### Information shown
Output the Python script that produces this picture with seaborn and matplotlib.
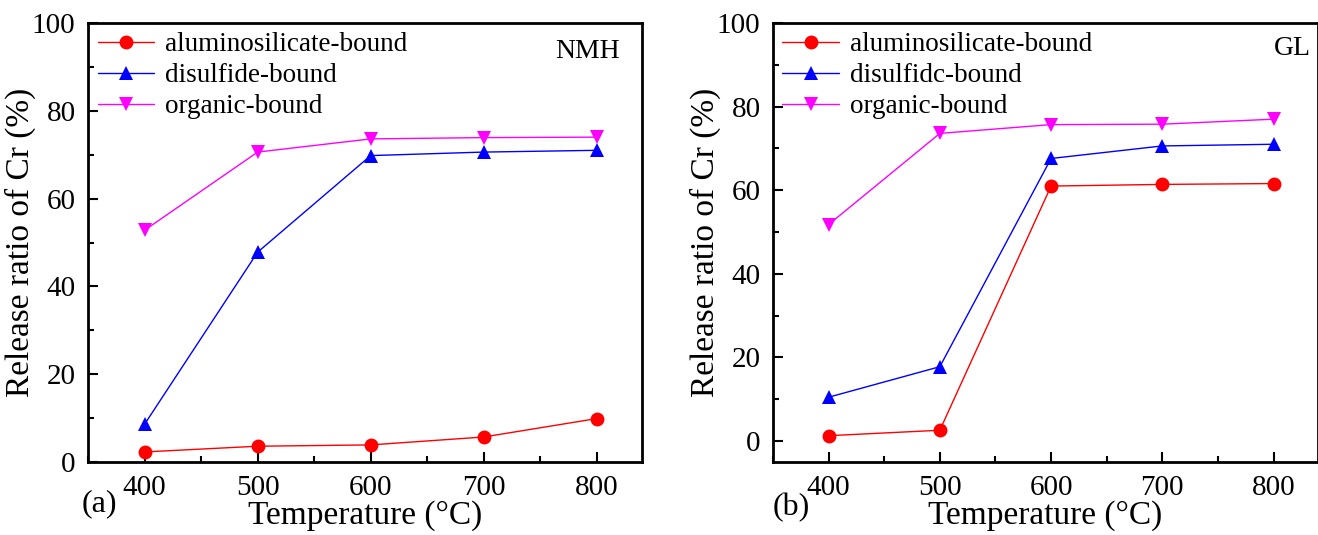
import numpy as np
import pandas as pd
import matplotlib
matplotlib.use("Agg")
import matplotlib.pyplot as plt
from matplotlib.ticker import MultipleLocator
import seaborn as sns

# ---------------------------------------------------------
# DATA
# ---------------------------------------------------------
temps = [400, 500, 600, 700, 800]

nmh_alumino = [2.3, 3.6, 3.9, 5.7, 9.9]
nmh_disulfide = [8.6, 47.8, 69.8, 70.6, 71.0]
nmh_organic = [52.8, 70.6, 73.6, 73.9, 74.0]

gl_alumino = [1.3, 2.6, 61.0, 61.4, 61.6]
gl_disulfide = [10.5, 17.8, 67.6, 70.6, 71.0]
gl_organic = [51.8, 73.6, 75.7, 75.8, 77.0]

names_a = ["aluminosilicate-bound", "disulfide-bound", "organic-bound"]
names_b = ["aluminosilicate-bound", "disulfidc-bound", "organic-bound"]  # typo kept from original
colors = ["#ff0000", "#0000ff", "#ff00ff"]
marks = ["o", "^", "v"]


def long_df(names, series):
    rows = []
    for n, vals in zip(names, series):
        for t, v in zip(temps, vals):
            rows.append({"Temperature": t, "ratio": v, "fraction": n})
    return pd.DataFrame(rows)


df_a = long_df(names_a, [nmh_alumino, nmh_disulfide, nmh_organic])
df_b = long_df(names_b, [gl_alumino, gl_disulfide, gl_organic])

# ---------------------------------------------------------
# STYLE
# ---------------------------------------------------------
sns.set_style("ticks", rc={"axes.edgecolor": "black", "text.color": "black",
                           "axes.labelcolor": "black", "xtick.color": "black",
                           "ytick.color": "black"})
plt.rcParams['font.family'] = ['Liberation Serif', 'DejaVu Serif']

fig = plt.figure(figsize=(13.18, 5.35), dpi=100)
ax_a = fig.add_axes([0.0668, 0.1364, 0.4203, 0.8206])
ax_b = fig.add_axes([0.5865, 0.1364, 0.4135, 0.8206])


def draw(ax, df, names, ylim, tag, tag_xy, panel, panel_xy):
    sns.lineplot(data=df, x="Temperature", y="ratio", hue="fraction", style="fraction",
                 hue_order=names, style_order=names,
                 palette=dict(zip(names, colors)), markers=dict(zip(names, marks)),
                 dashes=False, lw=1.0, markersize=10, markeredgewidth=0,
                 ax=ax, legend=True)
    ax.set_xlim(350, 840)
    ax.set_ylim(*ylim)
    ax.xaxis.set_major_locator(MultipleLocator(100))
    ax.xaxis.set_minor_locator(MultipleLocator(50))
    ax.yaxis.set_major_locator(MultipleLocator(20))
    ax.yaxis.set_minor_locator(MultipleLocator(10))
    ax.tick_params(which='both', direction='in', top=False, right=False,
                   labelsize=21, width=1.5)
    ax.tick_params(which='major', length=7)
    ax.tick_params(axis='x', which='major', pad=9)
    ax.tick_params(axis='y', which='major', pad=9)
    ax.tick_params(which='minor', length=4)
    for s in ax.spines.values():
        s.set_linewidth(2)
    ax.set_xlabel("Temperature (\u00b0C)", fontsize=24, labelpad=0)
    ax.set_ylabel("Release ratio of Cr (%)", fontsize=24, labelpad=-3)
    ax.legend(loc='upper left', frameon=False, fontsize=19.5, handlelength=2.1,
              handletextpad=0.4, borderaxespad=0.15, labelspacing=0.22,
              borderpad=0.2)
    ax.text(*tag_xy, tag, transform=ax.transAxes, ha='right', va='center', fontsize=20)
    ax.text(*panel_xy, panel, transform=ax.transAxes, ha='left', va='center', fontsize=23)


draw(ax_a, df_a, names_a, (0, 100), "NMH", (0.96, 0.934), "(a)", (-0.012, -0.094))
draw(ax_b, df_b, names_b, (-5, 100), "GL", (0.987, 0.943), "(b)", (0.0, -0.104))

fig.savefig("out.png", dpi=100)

### Your instructions
Emit the lines of the material exactly, from its first line to the line containing "import seaborn as sns", inclusive; leave every picture out.

### Response
Output the Python script that produces this picture with seaborn and matplotlib.
import numpy as np
import pandas as pd
import matplotlib
matplotlib.use("Agg")
import matplotlib.pyplot as plt
from matplotlib.ticker import MultipleLocator
import seaborn as sns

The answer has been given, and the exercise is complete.